Entries with chart source code
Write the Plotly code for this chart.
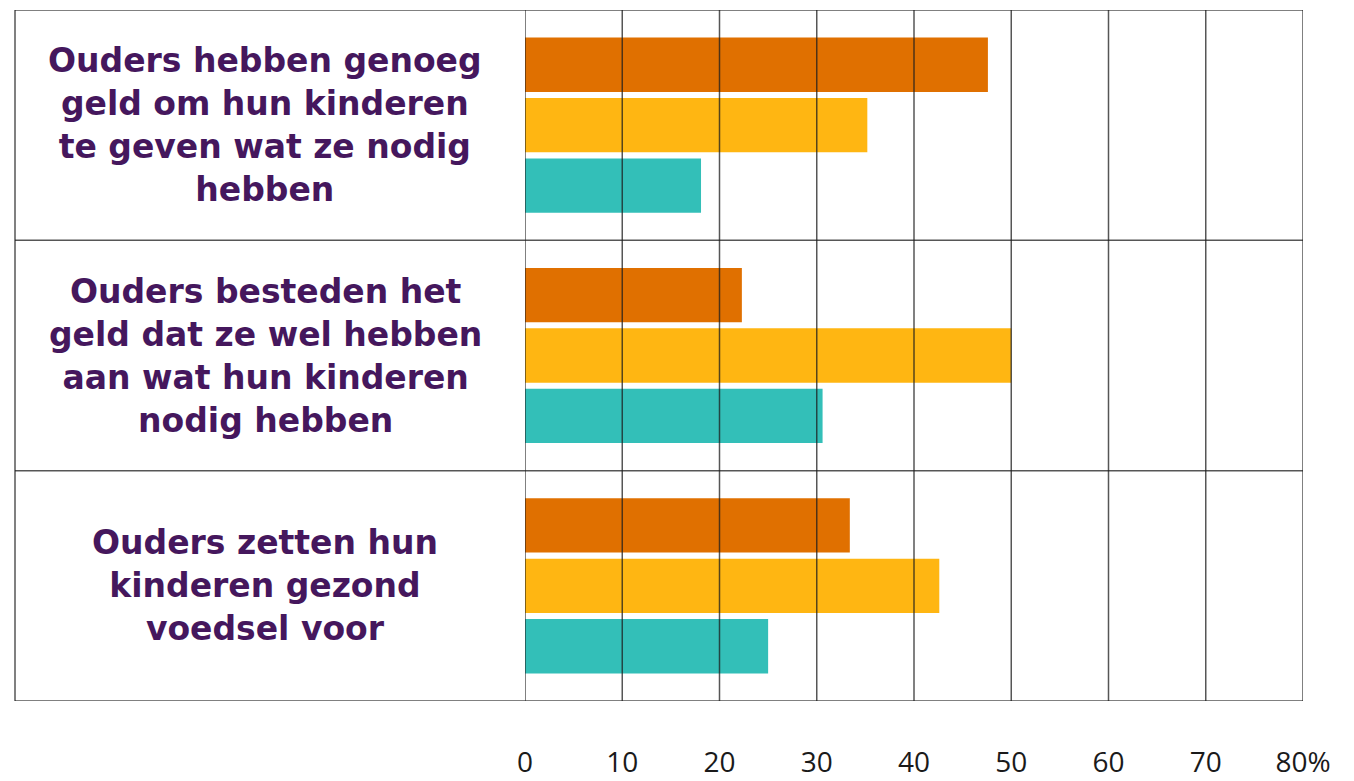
import plotly.graph_objects as go

categories = [
    ["Ouders hebben genoeg", "geld om hun kinderen", "te geven wat ze nodig", "hebben"],
    ["Ouders besteden het", "geld dat ze wel hebben", "aan wat hun kinderen", "nodig hebben"],
    ["Ouders zetten hun", "kinderen gezond", "voedsel voor"],
]
series_names = ["Reeks 1", "Reeks 2", "Reeks 3"]
series_values = [
    [47.6, 22.3, 33.4],
    [35.2, 50.0, 42.6],
    [18.1, 30.6, 25.0],
]
colors = ["#E07000", "#FFB612", "#33BFB8"]
tick_vals = [0, 10, 20, 30, 40, 50, 60, 70, 80]
tick_text = ["0", "10", "20", "30", "40", "50", "60", "70", "80%"]

ypos = list(range(len(categories)))

fig = go.Figure()
for name, vals, col in zip(series_names, series_values, colors):
    fig.add_trace(go.Bar(
        y=ypos, x=vals, name=name, orientation="h",
        marker=dict(color=col, line=dict(width=0)),
        hoverinfo="x",
    ))

L, R, T, B = 525, 51, 10, 80
W, H = 1354, 781
plot_w = W - L - R
left_paper = (15 - L) / plot_w
label_x = (265 - L) / plot_w

line_col = "rgba(30,30,30,0.75)"
shapes = []
for tv in tick_vals:
    shapes.append(dict(type="line", xref="x", yref="paper", x0=tv, x1=tv, y0=0, y1=1,
                       line=dict(color=line_col, width=1.5), layer="above"))
for b in [-0.5 + i for i in range(len(categories) + 1)]:
    shapes.append(dict(type="line", xref="paper", yref="y", x0=left_paper, x1=1, y0=b, y1=b,
                       line=dict(color=line_col, width=1.5), layer="above"))
shapes.append(dict(type="line", xref="paper", yref="paper", x0=left_paper, x1=left_paper, y0=0, y1=1,
                   line=dict(color=line_col, width=1.5), layer="above"))

annotations = []
for i, lines in enumerate(categories):
    annotations.append(dict(
        x=label_x, xref="paper", y=i, yref="y", text="<br>".join(lines), showarrow=False,
        xanchor="center", yanchor="middle", align="center",
        font=dict(family="DejaVu Sans", size=33, color="#45175D", weight="bold"),
    ))

fig.update_layout(
    width=W, height=H,
    margin=dict(l=L, r=R, t=T, b=B, pad=0, autoexpand=False),
    paper_bgcolor="white", plot_bgcolor="white",
    barmode="group", bargap=0.213, bargroupgap=0.1,
    showlegend=False,
    shapes=shapes, annotations=annotations,
    xaxis=dict(range=[0, 80], tickvals=tick_vals, ticktext=tick_text,
               showgrid=False, zeroline=False, showline=False, ticks="",
               automargin=False, ticklabelstandoff=42,
               tickfont=dict(family="Open Sans", size=28, color="#1A1A1A")),
    yaxis=dict(range=[len(categories) - 0.5, -0.5], showticklabels=False,
               automargin=False,
               showgrid=False, zeroline=False, showline=False, ticks=""),
)

fig.write_html("out.html", config={"displayModeBar": False},
               post_script="document.body.style.margin='0';document.body.style.overflow='hidden';")
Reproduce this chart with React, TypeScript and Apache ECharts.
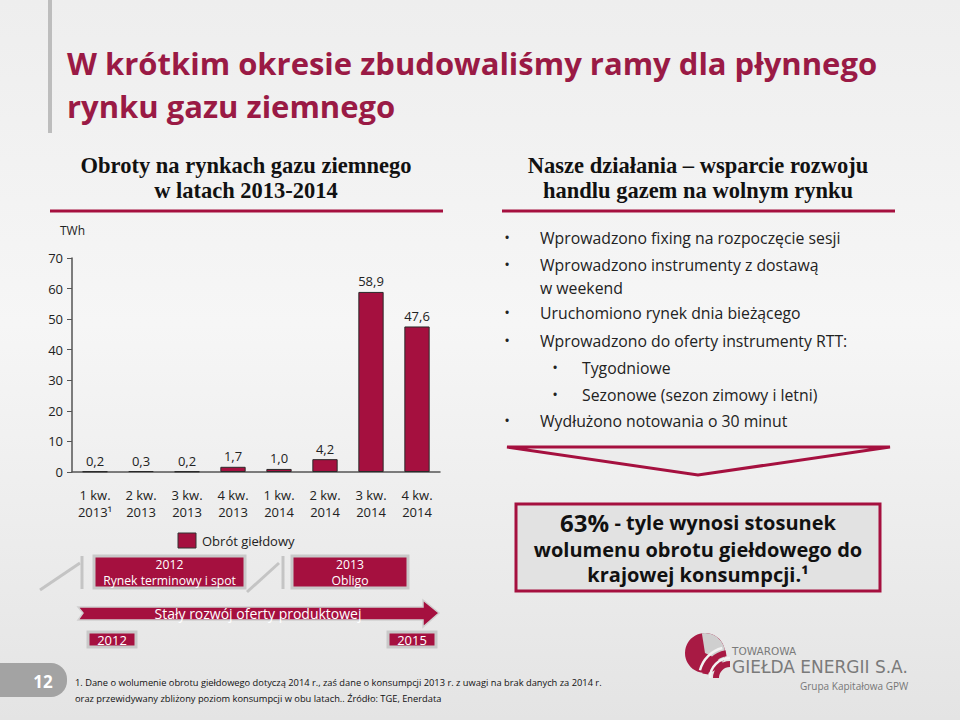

■ Problem details
Only lines belong in the copy: transcribe those from the start of the data through the line that contains "import plotly.graph_objects as go", and skip the pictures.

■ Answer for this exercise
Write the Plotly code for this chart.
import plotly.graph_objects as go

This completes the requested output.